Senate Bill 1 also bars election officials from sending voters unsolicited mail-in ballot applications to voters, threatening jail time if they do so.
The bill cleared the state legislature last week in its second special session. Democrats originally let the regular session expire in May, temporarily killing the bill, when they quietly left the capital in Austin and fled the state to Washington, D.C. after Abbott called the first special session days later. (RELATED: Texas’ Elections Bill Clears State House, Setting Stage To Become Law)
“One thing that all Texans can agree on is that we must have trust and confidence in our elections,” Abbott said during the bill-signing ceremony. “The bill that I’m about to sign helps to achieve that goal.”
Supporters argue that the necessary restrictions within the bill will prevent voter fraud in future elections.

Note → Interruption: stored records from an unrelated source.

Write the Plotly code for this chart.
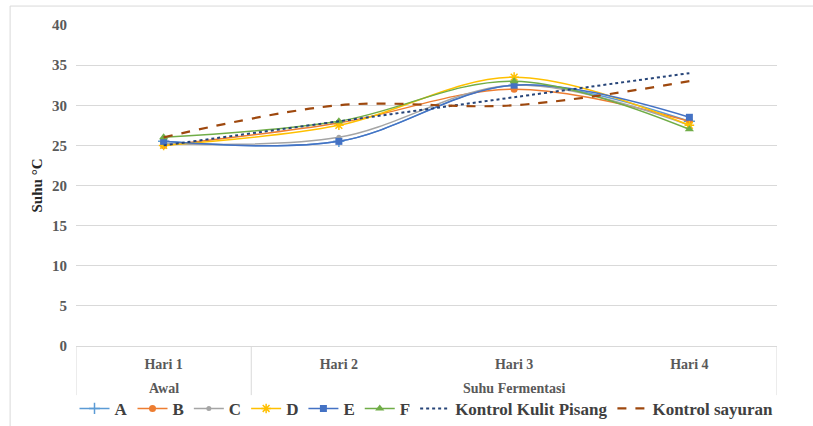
import plotly.graph_objects as go

# Temperature readings (°C) per day of fermentation
groups = ["Awal", "Suhu Fermentasi", "Suhu Fermentasi", "Suhu Fermentasi"]
days = ["Hari 1", "Hari 2", "Hari 3", "Hari 4"]

suhu_a = [25.5, 25.5, 32.5, 28.0]
suhu_b = [25.0, 27.8, 32.0, 28.0]
suhu_c = [25.2, 26.0, 32.5, 27.5]
suhu_d = [25.0, 27.5, 33.5, 27.5]
suhu_e = [25.5, 25.5, 32.5, 28.5]
suhu_f = [26.0, 28.0, 33.0, 27.0]
kontrol_kulit_pisang = [25.0, 28.0, 31.0, 34.0]
kontrol_sayuran = [26.0, 30.0, 30.0, 33.0]

series = [
    ("A", suhu_a, "#5B9BD5", dict(symbol="cross-thin-open", size=8, line=dict(width=1.5, color="#5B9BD5"))),
    ("B", suhu_b, "#ED7D31", dict(symbol="circle", size=7)),
    ("C", suhu_c, "#A5A5A5", dict(symbol="circle", size=5)),
    ("D", suhu_d, "#FFC000", dict(symbol="asterisk-open", size=8, line=dict(width=1.5, color="#FFC000"))),
    ("E", suhu_e, "#4472C4", dict(symbol="square", size=7)),
    ("F", suhu_f, "#70AD47", dict(symbol="triangle-up", size=8)),
]

serif = "Times New Roman, Liberation Serif, serif"
grid = "#D9D9D9"

fig = go.Figure()
for name, vals, color, marker in series:
    fig.add_trace(go.Scatter(
        x=days, y=vals, name=name, mode="lines+markers",
        line=dict(color=color, width=1.5, shape="spline", smoothing=1),
        marker=dict(color=color, **marker),
    ))

fig.add_trace(go.Scatter(
    x=days, y=kontrol_kulit_pisang, name="Kontrol Kulit Pisang", mode="lines",
    line=dict(color="#264478", width=2, dash="dot", shape="spline", smoothing=1),
))
fig.add_trace(go.Scatter(
    x=days, y=kontrol_sayuran, name="Kontrol sayuran", mode="lines",
    line=dict(color="#9E480E", width=2.2, dash="dash", shape="spline", smoothing=1),
))

# Second-level category labels (groups) and the dividers between them
spans = []
for i, g in enumerate(groups):
    if spans and spans[-1][0] == g:
        spans[-1][2] = i
    else:
        spans.append([g, i, i])

annotations = []
shapes = [dict(
    type="rect", xref="paper", yref="paper",
    x0=-0.094, x1=1.2, y0=-0.5, y1=1.059,
    line=dict(color=grid, width=1), fillcolor="rgba(0,0,0,0)", layer="below",
)]
edges = set()
for g, i0, i1 in spans:
    annotations.append(dict(
        text=g, xref="x", yref="paper", x=(i0 + i1) / 2, y=-0.131,
        xanchor="center", yanchor="middle", showarrow=False,
        font=dict(family=serif, size=14, color="#595959", weight="bold"),
    ))
    edges.update([i0 - 0.5, i1 + 0.5])
for e in sorted(edges):
    shapes.append(dict(
        type="line", xref="x", yref="paper", x0=e, x1=e, y0=0, y1=-0.153,
        line=dict(color=grid, width=1),
    ))

fig.update_layout(
    width=813, height=426,
    margin=dict(l=76, r=36, t=25, b=80, autoexpand=False),
    paper_bgcolor="white", plot_bgcolor="white",
    font=dict(family=serif, color="#595959"),
    showlegend=True,
    legend=dict(
        orientation="h", x=0.5, xanchor="center", y=-0.196, yanchor="middle",
        font=dict(family=serif, size=17, color="#404040", weight="bold"),
        itemwidth=30, tracegroupgap=0, bgcolor="rgba(0,0,0,0)",
    ),
    xaxis=dict(
        type="category", range=[-0.5, len(days) - 0.5], automargin=False,
        showgrid=False, zeroline=False,
        showline=False, ticks="", ticklabelstandoff=8,
        tickfont=dict(family=serif, size=14, color="#595959", weight="bold"),
    ),
    yaxis=dict(
        range=[0, 40], dtick=5, fixedrange=True, automargin=False,
        showgrid=True, gridcolor=grid, gridwidth=1,
        zeroline=True, zerolinecolor=grid, zerolinewidth=1,
        showline=False, ticks="", ticklabelstandoff=8,
        tickfont=dict(family=serif, size=15, color="#595959", weight="bold"),
        title=dict(text="Suhu °C", font=dict(family=serif, size=15, color="#262626", weight="bold"), standoff=5),
    ),
    shapes=shapes,
    annotations=annotations,
)

fig.write_html("out.html")
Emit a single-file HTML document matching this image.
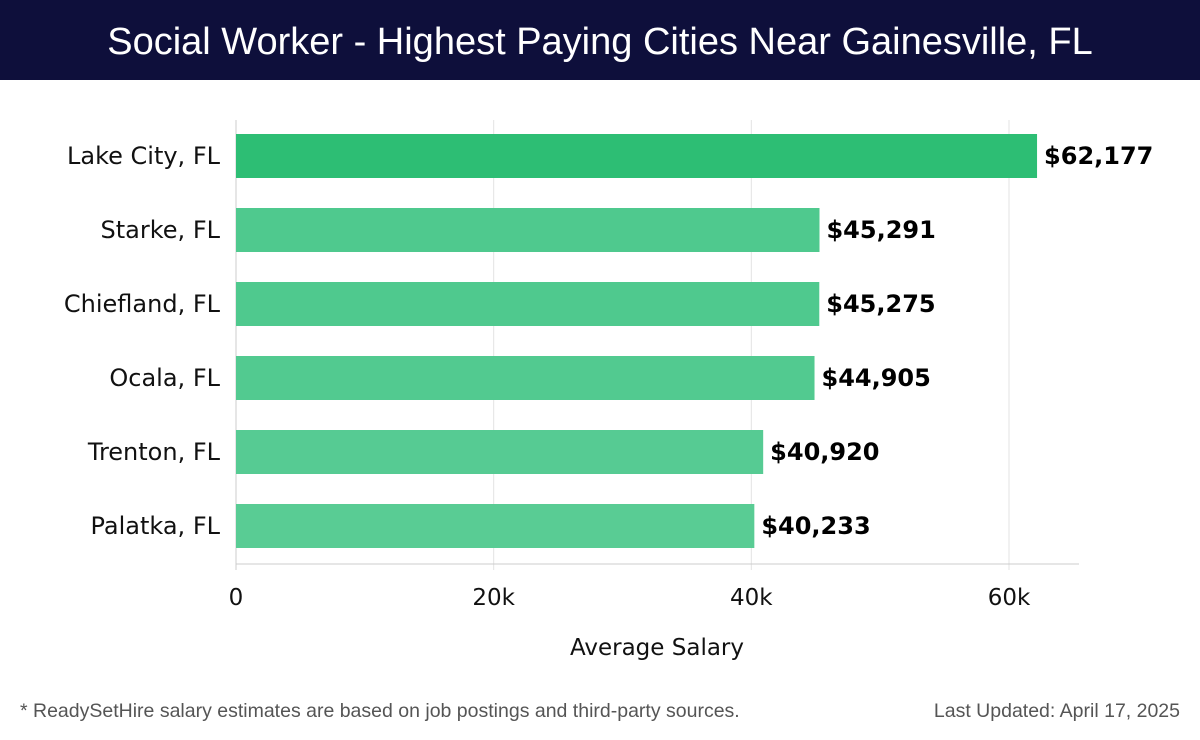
<!DOCTYPE html>
<html><head><meta charset="utf-8"><style>
body{margin:0;width:1200px;height:740px;background:#fff;font-family:"DejaVu Sans","Liberation Sans",sans-serif;overflow:hidden}
#hdr{position:absolute;left:0;top:0;width:1200px;height:80px;background:#0e0f3b;color:#fff;font-size:38px;text-align:center;line-height:84px;font-family:"Liberation Sans","DejaVu Sans",sans-serif}
.foot{position:absolute;top:700px;font-size:19.5px;color:#555;font-family:"Liberation Sans","DejaVu Sans",sans-serif}
</style></head><body>
<div id="hdr">Social Worker - Highest Paying Cities Near Gainesville, FL</div>
<svg id="chart" width="1200" height="740" style="position:absolute;left:0;top:0"></svg>
<div class="foot" style="left:20px">* ReadySetHire salary estimates are based on job postings and third-party sources.</div>
<div class="foot" style="right:20px">Last Updated: April 17, 2025</div>
<script>
const categories=["Lake City, FL","Starke, FL","Chiefland, FL","Ocala, FL","Trenton, FL","Palatka, FL"];
const values=[62177,45291,45275,44905,40920,40233];
const tickValues=[0,20000,40000,60000];
const tickLabels=["0","20k","40k","60k"];
const colors=["#2dbe74","#4fc98e","#4fc98e","#52ca90","#56cb93","#59cc94"];
const svg=document.getElementById('chart');
const NS="http://www.w3.org/2000/svg";
const x0=236,pxPer=(1009-236)/60000,xMax=1079;
const x=v=>x0+v*pxPer;
const yC=i=>156+i*74, bh=44;
function mk(t,a){const e=document.createElementNS(NS,t);for(const k in a)e.setAttribute(k,a[k]);svg.appendChild(e);return e;}
tickValues.forEach((v,i)=>{
 const g=mk('line',{x1:x(v),x2:x(v),y1:120,y2:570,stroke:'#e3e3e3','stroke-width':1});
 
 
 const t=mk('text',{x:x(v),y:605,'text-anchor':'middle','font-size':23,fill:'#111'});
 t.textContent=tickLabels[i];
 
 
});
const ax=mk('line',{x1:x0,x2:xMax,y1:564,y2:564,stroke:'#ccc'});


const ay=mk('line',{x1:x0,x2:x0,y1:120,y2:570,stroke:'#ccc'});


categories.forEach((c,i)=>{
 const r=mk('rect',{x:x0,y:yC(i)-bh/2,width:x(values[i])-x0,height:bh,fill:colors[i]});
 
 
 const l=mk('text',{x:220,y:yC(i)+8,'text-anchor':'end','font-size':24,fill:'#111'});
 l.textContent=c;
 
 
 const v=mk('text',{x:x(values[i])+7,y:yC(i)+8,'font-size':24,'font-weight':'bold',fill:'#000'});
 v.textContent='$'+values[i].toLocaleString('en-US');
 
 
});
const xt=mk('text',{x:657,y:655,'text-anchor':'middle','font-size':23,fill:'#111'});
xt.textContent="Average Salary";


</script>
</body></html>
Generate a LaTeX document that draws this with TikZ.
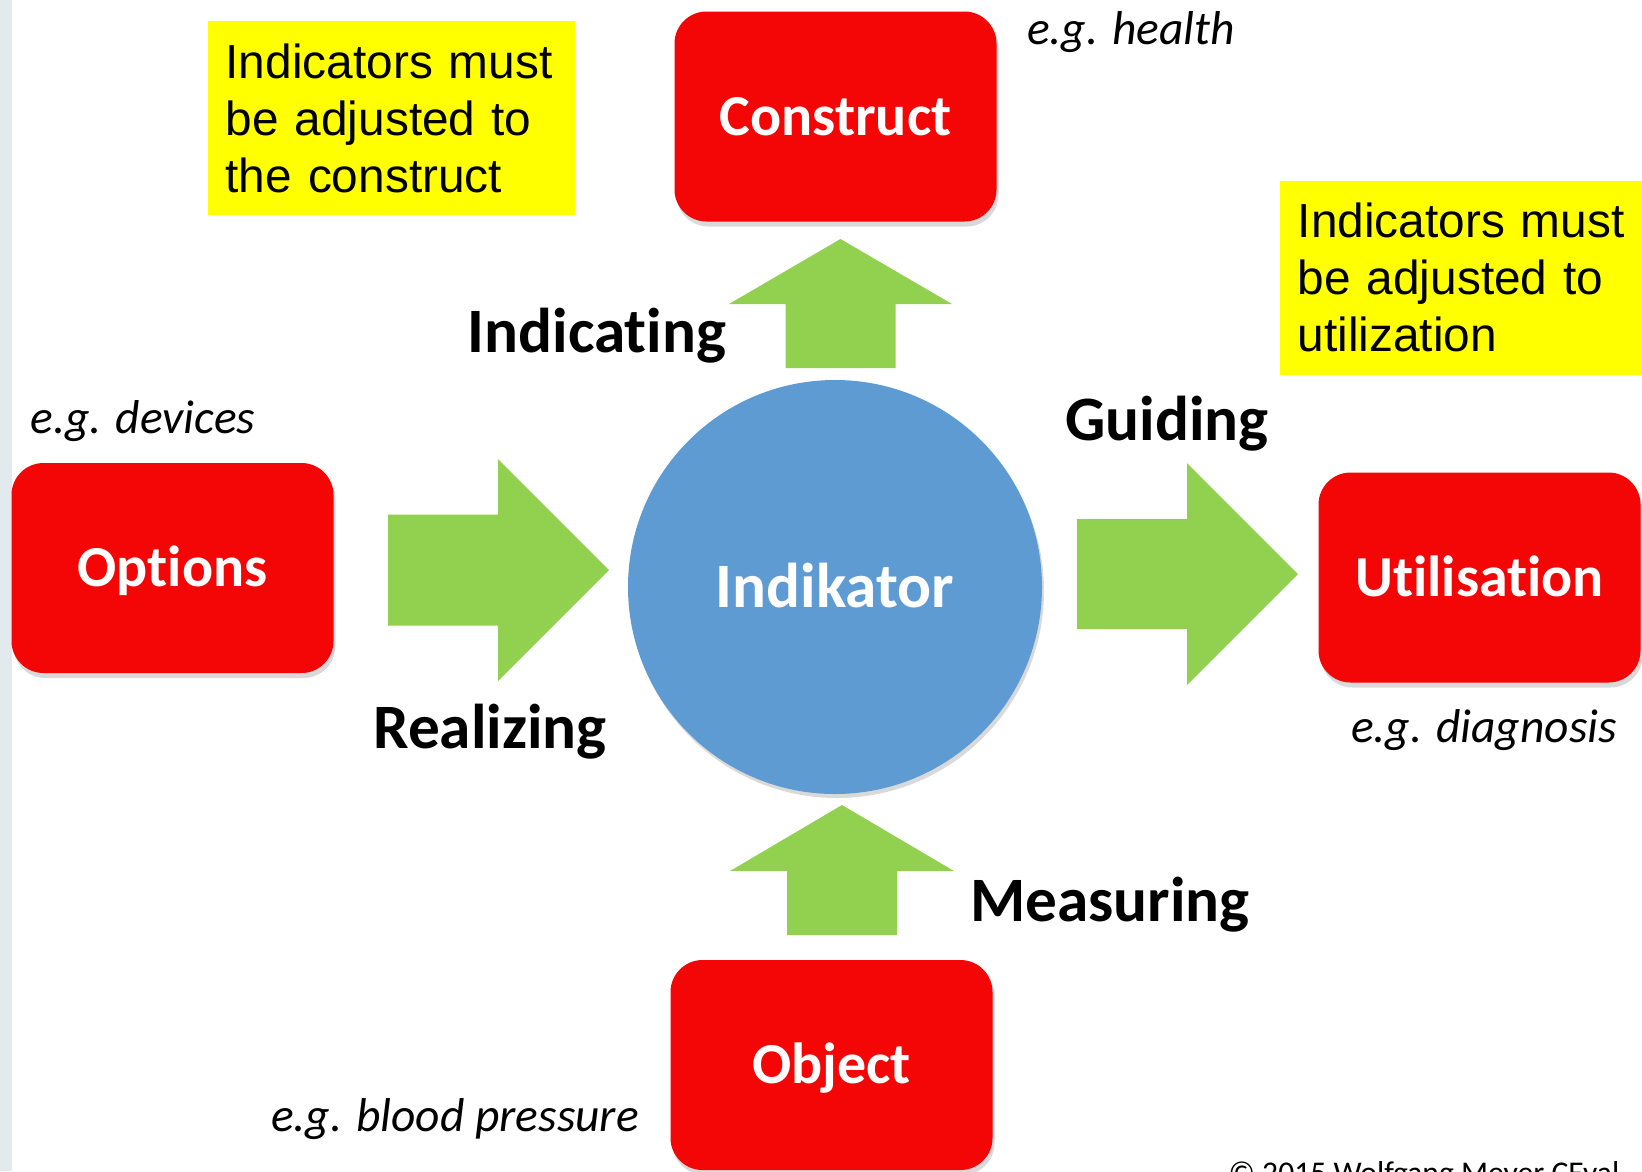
\documentclass[tikz,border=0pt]{standalone}
\usepackage{fontspec}
\setmainfont{Carlito}[RawFeature={-liga;-clig;-calt;-dlig}]
\newfontfamily\arialfont{Liberation Sans}
\usepackage{tikz}
\usetikzlibrary{shadows}

\definecolor{boxred}{RGB}{244,6,6}
\definecolor{arrowgreen}{RGB}{146,208,80}
\definecolor{ballblue}{RGB}{94,155,211}
\definecolor{notebg}{RGB}{255,255,0}
\definecolor{stripgray}{RGB}{227,234,238}

\begin{document}
\begin{tikzpicture}[
    redbox/.style={rectangle,rounded corners=0.32cm,fill=boxred,text=white,
        minimum width=3.22cm,minimum height=2.1cm,inner sep=0pt,
        text height=0.37cm,text depth=0pt,
        font=\fontsize{16.5pt}{19pt}\selectfont\bfseries,
        drop shadow={opacity=0.3,shadow xshift=0.02cm,shadow yshift=-0.05cm}},
    ball/.style={circle,fill=ballblue,text=white,minimum size=4.14cm,inner sep=0pt,
        text height=0.40cm,text depth=0pt,
        font=\fontsize{18pt}{21pt}\selectfont\bfseries,
        drop shadow={opacity=0.3,shadow xshift=0.02cm,shadow yshift=-0.04cm}},
    verb/.style={anchor=base,inner sep=0pt,font=\fontsize{18pt}{21pt}\selectfont\bfseries},
    example/.style={anchor=base,inner sep=0pt,font=\fontsize{13.5pt}{16pt}\selectfont\itshape},
    note/.style={rectangle,fill=notebg,align=left,inner xsep=0.18cm,inner ysep=0pt,
        minimum height=1.94cm,font=\arialfont\fontsize{13.6pt}{16.2pt}\selectfont},
    blockarrow/.style={fill=arrowgreen}
  ]

  \useasboundingbox (0,0) rectangle (16.42,-11.71);
  \fill[stripgray] (0,0) rectangle (0.12,-11.71);

  % notes
  \node[note,text width=3.31cm,anchor=west] (note_construct) at (2.07,-1.18)
      {Indicators must\\be adjusted to\\the construct};
  \node[note,text width=3.4cm,anchor=west] (note_use) at (12.79,-2.775)
      {Indicators must\\be adjusted to\\utilization};

  % boxes and hub
  \node[ball] (indikator) at (8.35,-5.87) {Indikator};
  \node[redbox] (construct) at (8.355,-1.165) {Construct};
  \node[redbox] (options) at (1.725,-5.68) {Options};
  \node[redbox] (utilisation) at (14.795,-5.775) {Utilisation};
  \node[redbox] (object) at (8.315,-10.65) {Object};

  % block arrows
  \fill[blockarrow] (3.88,-5.145) -- (4.98,-5.145) -- (4.98,-4.59) -- (6.09,-5.70)
      -- (4.98,-6.81) -- (4.98,-6.255) -- (3.88,-6.255) -- cycle;
  \fill[blockarrow] (10.77,-5.19) -- (11.87,-5.19) -- (11.87,-4.63) -- (12.98,-5.74)
      -- (11.87,-6.85) -- (11.87,-6.29) -- (10.77,-6.29) -- cycle;
  \fill[blockarrow] (7.855,-3.68) -- (7.855,-3.04) -- (7.29,-3.04) -- (8.405,-2.39)
      -- (9.52,-3.04) -- (8.955,-3.04) -- (8.955,-3.68) -- cycle;
  \fill[blockarrow] (7.87,-9.35) -- (7.87,-8.71) -- (7.30,-8.71) -- (8.42,-8.05)
      -- (9.54,-8.71) -- (8.97,-8.71) -- (8.97,-9.35) -- cycle;

  % verbs
  \node[verb] (indicating) at (5.97,-3.52) {Indicating};
  \node[verb] (guiding) at (11.67,-4.40) {Guiding};
  \node[verb] (realizing) at (4.90,-7.48) {Realizing};
  \node[verb] (measuring) at (11.10,-9.21) {Measuring};

  % examples
  \node[example] (eg_health) at (11.31,-0.44) {e.g. health};
  \node[example] (eg_devices) at (1.43,-4.33) {e.g. devices};
  \node[example] (eg_diagnosis) at (14.84,-7.42) {e.g. diagnosis};
  \node[example] (eg_pressure) at (4.55,-11.31) {e.g. blood pressure};

  \node[anchor=base west,inner sep=0pt,font=\fontsize{9pt}{11pt}\selectfont]
      (copyright) at (12.28,-11.83) {© 2015 Wolfgang Meyer CEval};

\end{tikzpicture}
\end{document}
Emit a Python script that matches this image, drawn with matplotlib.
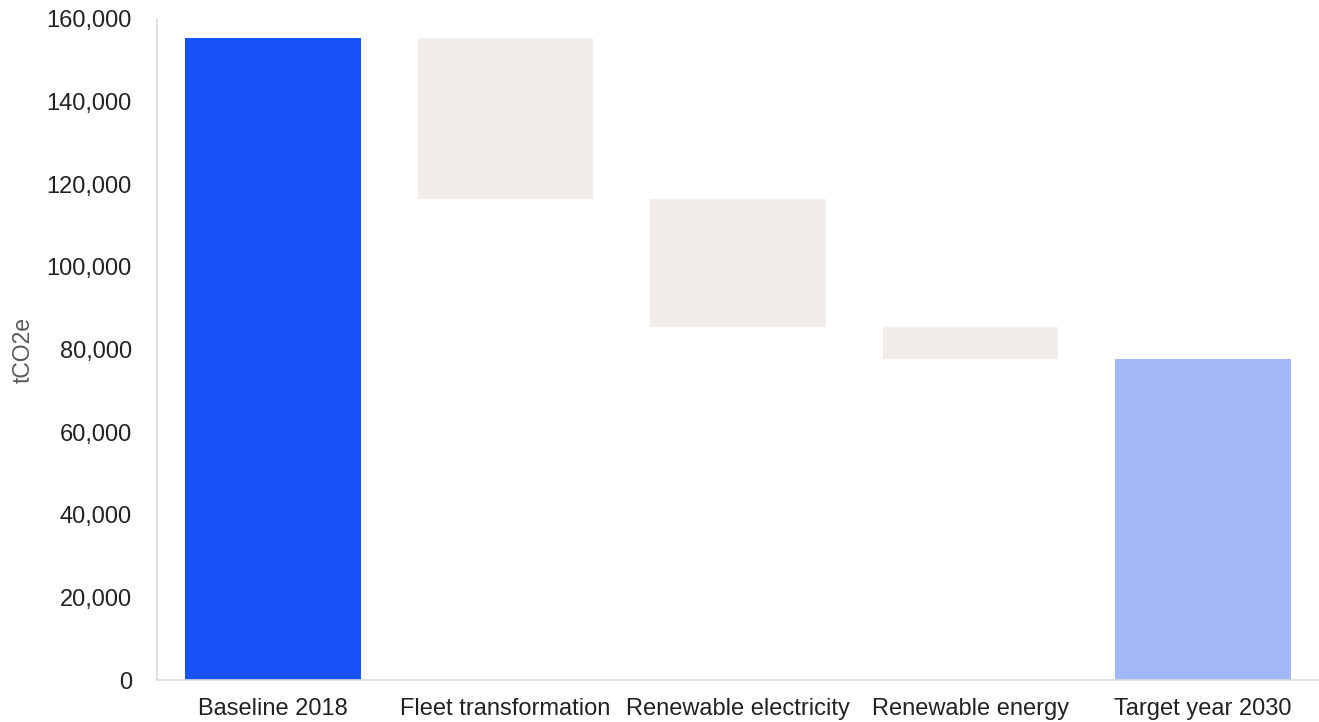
import numpy as np
import matplotlib.pyplot as plt
from matplotlib.ticker import FuncFormatter

plt.rcParams['font.family'] = ['Liberation Sans', 'DejaVu Sans']

categories = ['Baseline 2018', 'Fleet transformation', 'Renewable electricity',
              'Renewable energy', 'Target year 2030']
baseline = 155400
reductions = [38900, 31000, 7800]  # fleet, electricity, energy
target = baseline - sum(reductions)

# waterfall: floating bars for the reductions
levels = baseline - np.cumsum([0] + reductions)
bottoms = [0] + list(levels[1:]) + [0]
heights = [baseline] + reductions + [target]
colors = ['#1652F7', '#F2EDE9', '#F2EDE9', '#F2EDE9', '#A3B8F9']

fig = plt.figure(figsize=(13.19, 7.22), dpi=100)
ax = fig.add_axes([0.119, 0.058, 0.881, 0.9157])

x = np.arange(len(categories))
ax.bar(x, heights, bottom=bottoms, width=0.755, color=colors)

ax.set_xlim(-0.5, len(categories) - 0.5)
ax.set_ylim(0, 160000)
ax.set_yticks(np.arange(0, 160001, 20000))
ax.yaxis.set_major_formatter(FuncFormatter(lambda v, p: f'{int(v):,}'))
ax.set_xticks(x)
ax.set_xticklabels(categories)
ax.tick_params(length=0, labelsize=17, colors='#222222', pad=13)
ax.tick_params(axis='y', pad=18)
ax.set_ylabel('tCO2e', fontsize=16.5, color='#595959')
ax.yaxis.set_label_coords(-0.105, 0.5)

for s in ['top', 'right']:
    ax.spines[s].set_visible(False)
for s in ['left', 'bottom']:
    ax.spines[s].set_color('#D9D9D9')
    ax.spines[s].set_linewidth(1.2)

fig.savefig('out.png', dpi=100)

“Senate Bill 1 creates uniform statewide voting hours, maintains and expands voting access for registered voters that need assistance, prohibits drive-through voting, and enhances transparency by authorizing poll watchers to observe more aspects of the election process,” Abbott said in a statement ahead of the signing.
Critics, however, argue that the bill will place harmful restrictions on voters of color and voters in urban areas, two demographics that tend to vote Democratic. Voting rights advocates have already sued to have the bill thrown out, alleging that it will make it disproportionately harder for people of color to vote.